В «Открытом письме» он рассказывает, как обрадовался приглашению и как в то же время испытывал смущение и растерянность при мысли, что его приглашают люди, о которых он «ровным счетом ничего не знает». Он вдруг понял, что почти не имеет представления о советской литературе, и ощутил «тяжесть своего незнания». Он пишет о том, что после двенадцати лет нацистского господства — периода духовной изоляции и разрыва связей с мировой культурой, — при всем стремлении передовой интеллигенции ФРГ наверстать упущенное, советская литература для западных немцев продолжала оставаться «неизведанной землей». В 60-е годы книги «авторов из России» стали постепенно издаваться, но отбор их нередко был тенденциозен, а тиражи незначительны. Литературная мода заметно диктовалась потребностями «холодной войны», и средства массовой информации, в значительной мере определяющие судьбу книг, игнорировали тех советских писателей, из творчества которых нельзя было извлечь спекулятивного политического капитала.
Прочитав «Живых и мертвых» Симонова, Андерш обнаружил, что Синцов, Маша и другие-для него «вовсе не чужие люди», что это «гуманистические герои», знакомые и близкие ему не меньше, чем герои Гёте и Толстого. И вся «история отчуждения», целенаправленно укореняемого в сознании западных немцев стратегами «холодной войны», показалась ему чем-то безнадежно устаревшим, изжившим себя и, собственно говоря, смешным. О том, что «безнадежно устарело», он и говорит в письме к своему советскому коллеге.
Так началась дружба этих двух писателей, которым было что сказать друг другу и людям. Симонов ответил Андершу; он соглашался с ним в главном: в мысли о необходимости лучше знать и понимать друг друга. Он рассказывал в своем письме, что на писательской встрече, где обсуждалась «сложная и драматическая тема»-уроки второй мировой войны и долг писателя, — Андерш вызвал всеобщее уважение бесстрашием своего взгляда на «трагическое прошлое».
На этом переписка не оборвалась, хотя ей и не суждено было оказаться длительной. В августе 1978 года Симонов послал Андершу письмо, в котором с большой теплотой отзывался о романе «Винтерспельт», появившемся на русском языке. Андерш благодарил в ответном письме за внимательный, тонкий и глубокий разбор романа, рассказывал, какой постыдной травле подвергся за эту переписку со стороны неофашистской прессы…

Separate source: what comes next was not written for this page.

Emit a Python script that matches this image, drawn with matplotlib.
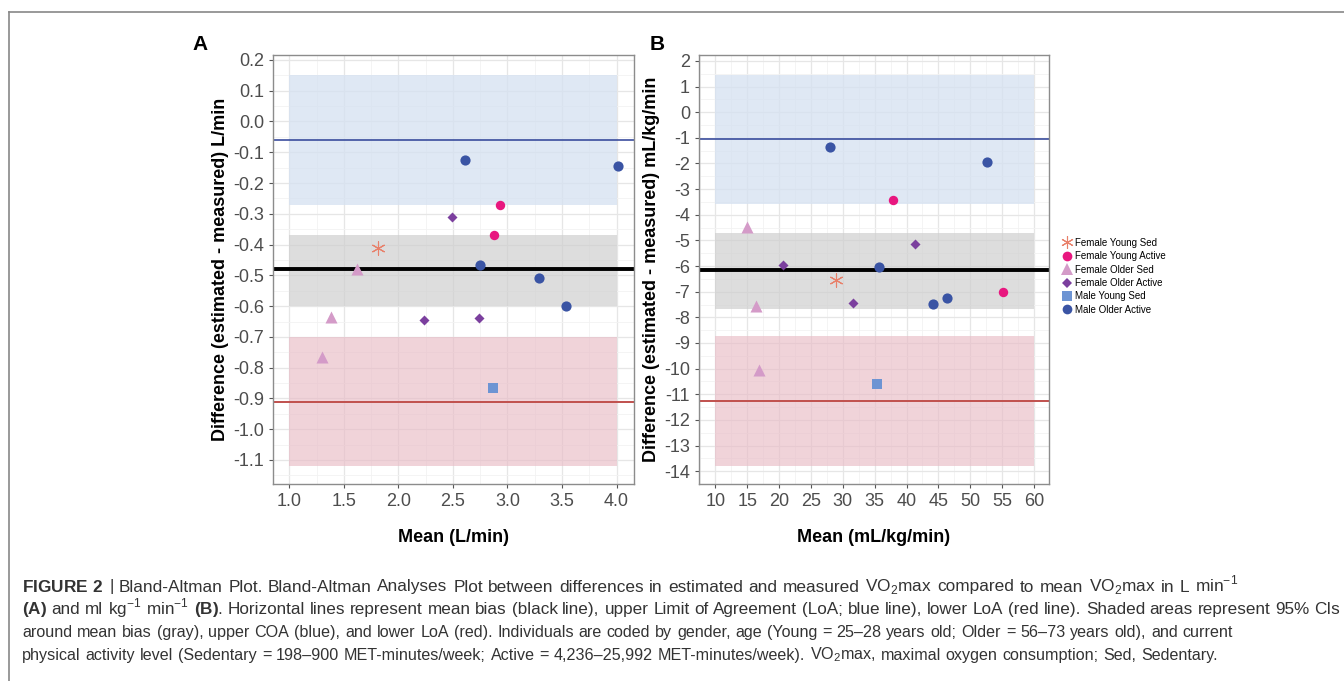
import numpy as np
import matplotlib
matplotlib.use("Agg")
import matplotlib.pyplot as plt
from matplotlib.lines import Line2D
from matplotlib.ticker import MultipleLocator

plt.rcParams['font.family'] = ['Liberation Sans', 'DejaVu Sans']
plt.rcParams['axes.unicode_minus'] = False
plt.rcParams['mathtext.fontset'] = 'custom'
plt.rcParams['mathtext.rm'] = 'Liberation Sans'
plt.rcParams['mathtext.bf'] = 'Liberation Sans:bold'

# groups
groups = ['Female Young Sed', 'Female Young Active', 'Female Older Sed',
          'Female Older Active', 'Male Young Sed', 'Male Older Active']

# panel A (L/min)
a_mean = {
    'Female Young Sed': [1.81],
    'Female Young Active': [2.93, 2.88],
    'Female Older Sed': [1.62, 1.38, 1.30],
    'Female Older Active': [2.49, 2.23, 2.74],
    'Male Young Sed': [2.87],
    'Male Older Active': [2.61, 4.01, 2.75, 3.29, 3.54],
}
a_diff = {
    'Female Young Sed': [-0.41],
    'Female Young Active': [-0.27, -0.37],
    'Female Older Sed': [-0.48, -0.635, -0.765],
    'Female Older Active': [-0.312, -0.646, -0.64],
    'Male Young Sed': [-0.866],
    'Male Older Active': [-0.126, -0.146, -0.466, -0.51, -0.60],
}
a_bias, a_upper, a_lower = -0.48, -0.06, -0.91
a_bias_ci = (-0.60, -0.37)
a_upper_ci = (-0.27, 0.15)
a_lower_ci = (-1.12, -0.70)

# panel B (mL/kg/min)
b_mean = {
    'Female Young Sed': [29.0],
    'Female Young Active': [37.8, 55.2],
    'Female Older Sed': [15.0, 16.3, 16.9],
    'Female Older Active': [20.6, 41.4, 31.6],
    'Male Young Sed': [35.4],
    'Male Older Active': [28.0, 52.6, 35.7, 44.2, 46.3],
}
b_diff = {
    'Female Young Sed': [-6.54],
    'Female Young Active': [-3.43, -7.0],
    'Female Older Sed': [-4.47, -7.54, -10.05],
    'Female Older Active': [-5.97, -5.14, -7.43],
    'Male Young Sed': [-10.6],
    'Male Older Active': [-1.37, -1.94, -6.05, -7.48, -7.24],
}
b_bias, b_upper, b_lower = -6.15, -1.06, -11.25
b_bias_ci = (-7.69, -4.71)
b_upper_ci = (-3.58, 1.45)
b_lower_ci = (-13.79, -8.73)

styles = {
    'Female Young Sed': dict(marker=(6, 2, 0), color='#E8806A', s=90, lw=0.8),
    'Female Young Active': dict(marker='o', color='#E8177F', s=46),
    'Female Older Sed': dict(marker='^', color='#D49BC8', s=75),
    'Female Older Active': dict(marker='D', color='#7B3F9E', s=26),
    'Male Young Sed': dict(marker='s', color='#6D94D3', s=44),
    'Male Older Active': dict(marker='o', color='#3A54A4', s=54),
}

fig = plt.figure(figsize=(13.44, 6.81), dpi=100)


def panel(ax, means, diffs, bias, upper, lower, bias_ci, upper_ci, lower_ci,
          xr, xlim, ylim, xmaj, ymaj, xlabel, ylabel, fmt):
    ax.set_xlim(*xlim)
    ax.set_ylim(*ylim)
    ax.xaxis.set_major_locator(MultipleLocator(xmaj))
    ax.xaxis.set_minor_locator(MultipleLocator(xmaj / 2))
    ax.yaxis.set_major_locator(MultipleLocator(ymaj))
    ax.yaxis.set_minor_locator(MultipleLocator(ymaj / 2))
    ax.grid(which='major', color='#E6E6E6', lw=0.9, zorder=0)
    ax.grid(which='minor', color='#F2F2F2', lw=0.6, zorder=0)
    ax.set_axisbelow(True)
    ax.fill_between(xr, *upper_ci, color='#D5E1F1', alpha=0.75, lw=0, zorder=1)
    ax.fill_between(xr, *bias_ci, color='#CFCFCF', alpha=0.7, lw=0, zorder=1)
    ax.fill_between(xr, *lower_ci, color='#E9BCC6', alpha=0.65, lw=0, zorder=1)
    ax.axhline(upper, color='#2B3F96', lw=1.1, zorder=2)
    ax.axhline(bias, color='black', lw=2.8, zorder=2)
    ax.axhline(lower, color='#C0504D', lw=1.4, zorder=2)
    for g in groups:
        st = styles[g]
        ax.scatter(means[g], diffs[g], marker=st['marker'], s=st['s'],
                   color=st['color'], linewidths=st.get('lw', 0), zorder=3)
    ax.yaxis.set_major_formatter(plt.FuncFormatter(fmt))
    ax.tick_params(which='major', labelsize=13, labelcolor='#4D4D4D',
                   color='#555555', length=3, width=0.8)
    ax.tick_params(which='minor', length=0)
    for sp in ax.spines.values():
        sp.set_color('#8C8C8C')
        sp.set_linewidth(1.0)
    ax.set_xlabel(xlabel, fontsize=13, fontweight='bold', labelpad=14)
    ax.set_ylabel(ylabel, fontsize=13, fontweight='bold', labelpad=3)


axA = fig.add_axes([273 / 1344, 1 - 484 / 681, 361 / 1344, 429 / 681])
panel(axA, a_mean, a_diff, a_bias, a_upper, a_lower, a_bias_ci, a_upper_ci,
      a_lower_ci, [1.0, 4.0], (0.85, 4.16), (-1.178, 0.216), 0.5, 0.1,
      'Mean (L/min)', 'Difference (estimated - measured) L/min',
      lambda v, p: f'{v:.1f}'.replace('-0.0', '0.0'))
axA.xaxis.set_major_formatter(plt.FuncFormatter(lambda v, p: f'{v:.1f}'))

axB = fig.add_axes([699 / 1344, 1 - 484 / 681, 350 / 1344, 429 / 681])
panel(axB, b_mean, b_diff, b_bias, b_upper, b_lower, b_bias_ci, b_upper_ci,
      b_lower_ci, [10, 60], (7.42, 62.36), (-14.5, 2.23), 5, 1,
      'Mean (mL/kg/min)', 'Difference (estimated - measured) mL/kg/min',
      lambda v, p: f'{v:.0f}')

fig.text(200 / 1344, 1 - 45 / 681, 'A', fontsize=15, fontweight='bold',
         ha='center', va='center')
fig.text(657 / 1344, 1 - 45 / 681, 'B', fontsize=15, fontweight='bold',
         ha='center', va='center')

handles = []
for g in groups:
    st = styles[g]
    ms = {'o': 7, '^': 8, 'D': 5, 's': 7}.get(st['marker'], 9)
    handles.append(Line2D([], [], ls='none', marker=st['marker'], ms=ms,
                          color=st['color'], mew=st.get('lw', 0), label=g))
fig.legend(handles=handles, loc='upper left',
           bbox_to_anchor=(1057 / 1344, 1 - 234 / 681), frameon=False,
           fontsize=7, handletextpad=0.3, labelspacing=0.35,
           borderaxespad=0, handlelength=1.2)

# figure frame
fig.add_artist(Line2D([9 / 1344, 1], [1 - 11.5 / 681] * 2, color='#888888', lw=1.2))
fig.add_artist(Line2D([9 / 1344] * 2, [0, 1 - 11.5 / 681], color='#888888', lw=1.2))

caption = [
    r'$\mathbf{FIGURE\ 2}$ | Bland-Altman Plot. Bland-Altman Analyses Plot between differences in estimated and measured VO$_2$max compared to mean VO$_2$max in L min$^{-1}$',
    r'$\mathbf{(A)}$ and ml kg$^{-1}$ min$^{-1}$ $\mathbf{(B)}$. Horizontal lines represent mean bias (black line), upper Limit of Agreement (LoA; blue line), lower LoA (red line). Shaded areas represent 95% CIs',
    'around mean bias (gray), upper COA (blue), and lower LoA (red). Individuals are coded by gender, age (Young = 25\u201328 years old; Older = 56\u201373 years old), and current',
    'physical activity level (Sedentary = 198\u2013900 MET-minutes/week; Active = 4,236\u201325,992 MET-minutes/week). VO$_2$max, maximal oxygen consumption; Sed, Sedentary.',
]
caption_sizes = [12.4, 12.3, 11.6, 11.6]
caption_right = [1238, 1340, 1233, 1218]

# lay out each caption line word by word so it spans the same width as the original
renderer = fig.canvas.get_renderer()
x0 = 22
for i, line in enumerate(caption):
    y = 1 - (591.5 + 22.7 * i) / 681
    words = line.replace(r'\ ', '~').split(' ')
    words = [w.replace('~', r'\ ') for w in words]
    texts, widths = [], []
    for w in words:
        t = fig.text(0, y, w, fontsize=caption_sizes[i], color='#333333',
                     ha='left', va='baseline')
        widths.append(t.get_window_extent(renderer).width)
        texts.append(t)
    gap = (caption_right[i] - x0 - sum(widths)) / (len(words) - 1)
    x = x0
    for t, wd in zip(texts, widths):
        t.set_x(x / 1344)
        x += wd + gap

fig.savefig('out.png', dpi=100)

Симонов и Андерш, участвовавшие в войне по разные стороны линии фронта и писавшие о ней очень по-разному, считали необходимым напоминать об уроках войны и об ответственности за будущее. Сейчас, с дистанции времени, их диалог предстает как духовное завещание, обращенное к последующим поколениям, как непримиримое осуждение войны, напоминание о важности добрососедства, как призыв к гуманности, к миру на земле.